ENTHEOS is a bit of an interesting act in that the buzz has been there from the beginning. The musicians who have been involved over the band's short life have had immense pedigree backing up the hype surrounding this unit. That said, I always felt that the band's previous recorded output - though admittedly surprisingly cohesive and intricate - was just a showcase for the musicianship and not really showing us a listening experience that was as enthralling as it could have been. Admittedly, the hype surrounding this group in metal media never really came off as being all that enthusiastic either; it came off like we should all be hyped for the sake of it...maybe because of the pedigree that was involved. Up until 2023 however, this was a band that just wasn't really living up to its potential.
So with that, is this the album to shift that notion?
This album is such an interesting listen. Typical verse-chorus song structure is eschewed in favor of something that is ever-flowing and fairly constant. That isn't to say the material is without dynamics as this music just breathes in and out continuously. Dips in volume, rises in intensity, and you never really know what kind of delivery the musicians are going to go with until it happens. It's too vibe-ey, atmospheric, and groovy to call it a tech-death record, and it's certainly not really -core enough to think of it as a deathcore record. But it's far too extreme to call it progressive metal in the most traditional sense. Simply, if your notion of "progressive" tends to lean more dramatic or even more djenty at its heaviest, don't let the descriptor fool you. This record can get downright brutal and unrelenting!

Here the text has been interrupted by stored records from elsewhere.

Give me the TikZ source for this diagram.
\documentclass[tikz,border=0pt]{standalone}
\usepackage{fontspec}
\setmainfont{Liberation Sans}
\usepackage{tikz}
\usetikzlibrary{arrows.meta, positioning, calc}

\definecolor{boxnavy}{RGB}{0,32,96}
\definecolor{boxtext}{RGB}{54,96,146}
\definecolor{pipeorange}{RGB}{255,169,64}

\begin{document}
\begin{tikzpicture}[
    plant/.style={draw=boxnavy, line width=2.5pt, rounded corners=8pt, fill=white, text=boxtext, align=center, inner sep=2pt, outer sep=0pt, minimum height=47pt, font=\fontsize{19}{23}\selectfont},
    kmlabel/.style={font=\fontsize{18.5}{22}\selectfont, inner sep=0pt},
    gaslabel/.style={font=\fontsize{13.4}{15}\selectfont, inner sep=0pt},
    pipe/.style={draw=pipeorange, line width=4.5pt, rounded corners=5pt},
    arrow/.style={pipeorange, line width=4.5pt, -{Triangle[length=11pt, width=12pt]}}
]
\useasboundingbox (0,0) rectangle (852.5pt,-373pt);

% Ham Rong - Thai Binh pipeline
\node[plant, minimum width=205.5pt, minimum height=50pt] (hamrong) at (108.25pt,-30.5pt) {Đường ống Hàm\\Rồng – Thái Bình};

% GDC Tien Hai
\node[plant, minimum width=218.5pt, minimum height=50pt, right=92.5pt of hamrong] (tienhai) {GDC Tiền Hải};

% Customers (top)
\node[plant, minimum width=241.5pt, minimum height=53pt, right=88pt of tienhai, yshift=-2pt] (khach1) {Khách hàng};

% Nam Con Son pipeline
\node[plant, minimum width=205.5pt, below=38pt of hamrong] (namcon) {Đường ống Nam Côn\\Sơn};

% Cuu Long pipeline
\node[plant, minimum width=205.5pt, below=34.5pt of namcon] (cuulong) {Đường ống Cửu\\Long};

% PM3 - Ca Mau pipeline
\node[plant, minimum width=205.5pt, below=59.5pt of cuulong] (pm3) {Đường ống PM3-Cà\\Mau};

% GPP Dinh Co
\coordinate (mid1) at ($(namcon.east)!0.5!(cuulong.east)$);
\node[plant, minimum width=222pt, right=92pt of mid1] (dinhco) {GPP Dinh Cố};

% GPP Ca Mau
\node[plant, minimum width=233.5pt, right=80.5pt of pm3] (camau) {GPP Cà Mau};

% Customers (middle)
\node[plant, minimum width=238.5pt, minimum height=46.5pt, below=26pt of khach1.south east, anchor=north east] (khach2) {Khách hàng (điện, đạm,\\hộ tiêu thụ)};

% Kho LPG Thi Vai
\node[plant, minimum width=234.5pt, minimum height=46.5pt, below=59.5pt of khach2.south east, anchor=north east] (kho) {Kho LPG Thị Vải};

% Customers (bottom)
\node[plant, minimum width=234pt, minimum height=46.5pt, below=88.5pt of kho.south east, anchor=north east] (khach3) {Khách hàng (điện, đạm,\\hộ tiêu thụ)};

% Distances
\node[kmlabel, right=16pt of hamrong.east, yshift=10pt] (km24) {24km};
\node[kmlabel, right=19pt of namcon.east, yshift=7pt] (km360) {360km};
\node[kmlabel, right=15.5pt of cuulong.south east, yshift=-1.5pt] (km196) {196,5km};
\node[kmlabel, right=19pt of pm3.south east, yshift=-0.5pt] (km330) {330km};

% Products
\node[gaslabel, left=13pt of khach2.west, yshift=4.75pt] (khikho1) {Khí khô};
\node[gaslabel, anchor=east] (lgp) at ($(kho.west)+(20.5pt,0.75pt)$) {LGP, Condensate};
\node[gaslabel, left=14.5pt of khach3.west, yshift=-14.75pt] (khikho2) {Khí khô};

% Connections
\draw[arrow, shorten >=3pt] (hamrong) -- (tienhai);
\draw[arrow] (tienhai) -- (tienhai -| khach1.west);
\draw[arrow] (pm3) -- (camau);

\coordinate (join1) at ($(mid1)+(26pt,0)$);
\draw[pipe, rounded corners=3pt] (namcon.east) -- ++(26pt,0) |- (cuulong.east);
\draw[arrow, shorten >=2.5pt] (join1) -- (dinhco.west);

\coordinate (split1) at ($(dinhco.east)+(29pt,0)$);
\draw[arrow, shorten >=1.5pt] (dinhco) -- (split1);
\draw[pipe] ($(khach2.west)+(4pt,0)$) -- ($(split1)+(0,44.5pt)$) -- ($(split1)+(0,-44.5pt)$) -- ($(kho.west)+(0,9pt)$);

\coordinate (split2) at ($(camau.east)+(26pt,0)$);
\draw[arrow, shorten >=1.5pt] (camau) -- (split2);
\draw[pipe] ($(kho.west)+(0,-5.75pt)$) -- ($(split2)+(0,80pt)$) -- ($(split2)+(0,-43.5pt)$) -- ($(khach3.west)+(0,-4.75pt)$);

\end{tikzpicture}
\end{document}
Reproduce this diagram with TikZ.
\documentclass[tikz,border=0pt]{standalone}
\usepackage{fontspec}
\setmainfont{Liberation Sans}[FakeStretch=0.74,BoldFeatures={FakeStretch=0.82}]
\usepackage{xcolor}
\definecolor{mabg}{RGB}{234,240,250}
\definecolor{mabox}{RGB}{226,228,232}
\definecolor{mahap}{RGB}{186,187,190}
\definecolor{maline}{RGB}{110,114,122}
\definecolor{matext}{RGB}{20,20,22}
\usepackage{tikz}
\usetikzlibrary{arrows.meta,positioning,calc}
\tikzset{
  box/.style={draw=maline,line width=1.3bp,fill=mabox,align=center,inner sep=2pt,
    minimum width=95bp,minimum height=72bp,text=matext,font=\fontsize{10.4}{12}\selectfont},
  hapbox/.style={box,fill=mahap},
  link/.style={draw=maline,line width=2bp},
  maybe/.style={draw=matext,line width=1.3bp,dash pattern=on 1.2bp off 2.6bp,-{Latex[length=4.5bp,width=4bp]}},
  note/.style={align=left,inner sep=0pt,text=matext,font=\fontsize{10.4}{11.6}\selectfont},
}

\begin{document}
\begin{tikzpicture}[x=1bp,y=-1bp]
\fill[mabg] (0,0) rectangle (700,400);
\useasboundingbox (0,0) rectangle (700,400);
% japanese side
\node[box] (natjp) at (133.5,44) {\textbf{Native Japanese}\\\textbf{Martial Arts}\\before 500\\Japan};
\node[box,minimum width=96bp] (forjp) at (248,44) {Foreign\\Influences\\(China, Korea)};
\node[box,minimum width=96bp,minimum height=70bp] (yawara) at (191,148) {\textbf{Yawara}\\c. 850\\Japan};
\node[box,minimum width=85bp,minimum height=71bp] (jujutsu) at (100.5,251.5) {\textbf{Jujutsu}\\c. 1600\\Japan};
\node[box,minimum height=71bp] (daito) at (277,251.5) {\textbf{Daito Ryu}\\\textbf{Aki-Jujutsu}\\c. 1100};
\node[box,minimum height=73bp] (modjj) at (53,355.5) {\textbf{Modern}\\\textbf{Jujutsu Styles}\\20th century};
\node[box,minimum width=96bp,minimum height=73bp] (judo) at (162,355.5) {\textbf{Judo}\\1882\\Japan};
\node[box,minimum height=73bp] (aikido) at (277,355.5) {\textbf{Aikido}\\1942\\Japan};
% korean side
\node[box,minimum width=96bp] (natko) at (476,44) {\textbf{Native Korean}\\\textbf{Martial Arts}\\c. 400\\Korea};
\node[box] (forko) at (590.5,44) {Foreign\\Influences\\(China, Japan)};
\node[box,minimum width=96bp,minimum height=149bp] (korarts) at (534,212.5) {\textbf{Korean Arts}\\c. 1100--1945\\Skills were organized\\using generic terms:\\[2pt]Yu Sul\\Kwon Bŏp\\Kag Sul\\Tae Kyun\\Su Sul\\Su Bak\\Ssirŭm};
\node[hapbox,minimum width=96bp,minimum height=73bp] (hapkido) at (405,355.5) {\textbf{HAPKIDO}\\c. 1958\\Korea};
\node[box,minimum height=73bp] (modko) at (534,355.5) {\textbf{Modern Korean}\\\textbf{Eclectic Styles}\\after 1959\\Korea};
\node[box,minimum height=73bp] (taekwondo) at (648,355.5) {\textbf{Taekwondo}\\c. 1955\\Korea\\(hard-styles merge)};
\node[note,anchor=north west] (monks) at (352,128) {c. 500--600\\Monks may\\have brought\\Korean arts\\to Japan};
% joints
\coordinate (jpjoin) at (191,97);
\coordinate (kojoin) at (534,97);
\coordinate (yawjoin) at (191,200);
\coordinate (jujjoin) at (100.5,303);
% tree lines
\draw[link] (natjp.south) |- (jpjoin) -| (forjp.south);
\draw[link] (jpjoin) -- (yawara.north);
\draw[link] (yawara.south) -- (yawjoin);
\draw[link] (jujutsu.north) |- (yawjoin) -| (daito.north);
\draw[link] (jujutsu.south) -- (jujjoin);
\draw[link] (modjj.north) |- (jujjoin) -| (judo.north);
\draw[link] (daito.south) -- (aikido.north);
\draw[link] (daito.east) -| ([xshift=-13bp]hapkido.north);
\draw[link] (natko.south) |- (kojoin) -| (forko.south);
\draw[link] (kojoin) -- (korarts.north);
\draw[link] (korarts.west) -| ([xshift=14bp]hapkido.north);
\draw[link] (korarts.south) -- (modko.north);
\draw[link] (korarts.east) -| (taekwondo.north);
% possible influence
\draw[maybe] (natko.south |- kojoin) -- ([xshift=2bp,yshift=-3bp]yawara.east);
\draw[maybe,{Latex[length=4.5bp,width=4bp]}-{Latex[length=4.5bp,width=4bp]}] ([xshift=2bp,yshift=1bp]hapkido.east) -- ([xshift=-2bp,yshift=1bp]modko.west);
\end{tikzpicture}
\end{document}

There can be moments as percussive as anything on a MESHUGGAH recording, as technical and simultaneously atmospheric as any solo section on a SOREPTION record, tons of groove, tons of blasting; it's really all over the place.
To describe the finished product's sound quality is just to say it's impressive how so much can be accomplished. Honestly, this is as textbook of a Mark Lewis mixjob as it gets and I mean that as the utmost compliment. Sonically, everything is aligning just so perfect and balanced, with more than enough space for everything to breathe and yet still extremely full and rich. Remember how we were talking about dynamics? That's definitely something Mark can lend to anything he touches, but most just know him for ridiculous brootz and don't realize that he's capable of something like this.
Honestly, I can't stop listening to this record. Songs like "The Sinking Sun", "The Interior Wilderness," and my personal favorite "I Am The Void" are an exercise in how to make extreme metal progressive for the sake of the overall listening experience, and not just for the purposes of noodling and wowing those of us in the audience who happen to be musicians. Everyone involved gets to really stretch out their skills and yet still hold back just enough to not take over a song. Chaney is kind of a perfect metal vocalist in that she really conjures the perfect tones for each part as it happens, and Navene is really improving his skills as a writer without relying on the power of just riffing out. The peaks and valleys are well-conceived, and even better-executed. Session-/Maybe-actual-bandmember Evan Brewer is an all-enompassing bass god as well, but there again, without ever overpowering the music for his own sake save for maybe the fretless soloing in "Oblivion" where it actually makes sense to do so. This record rules, and is legitimately an early album-of-the-year contender for me with how enthralling it is!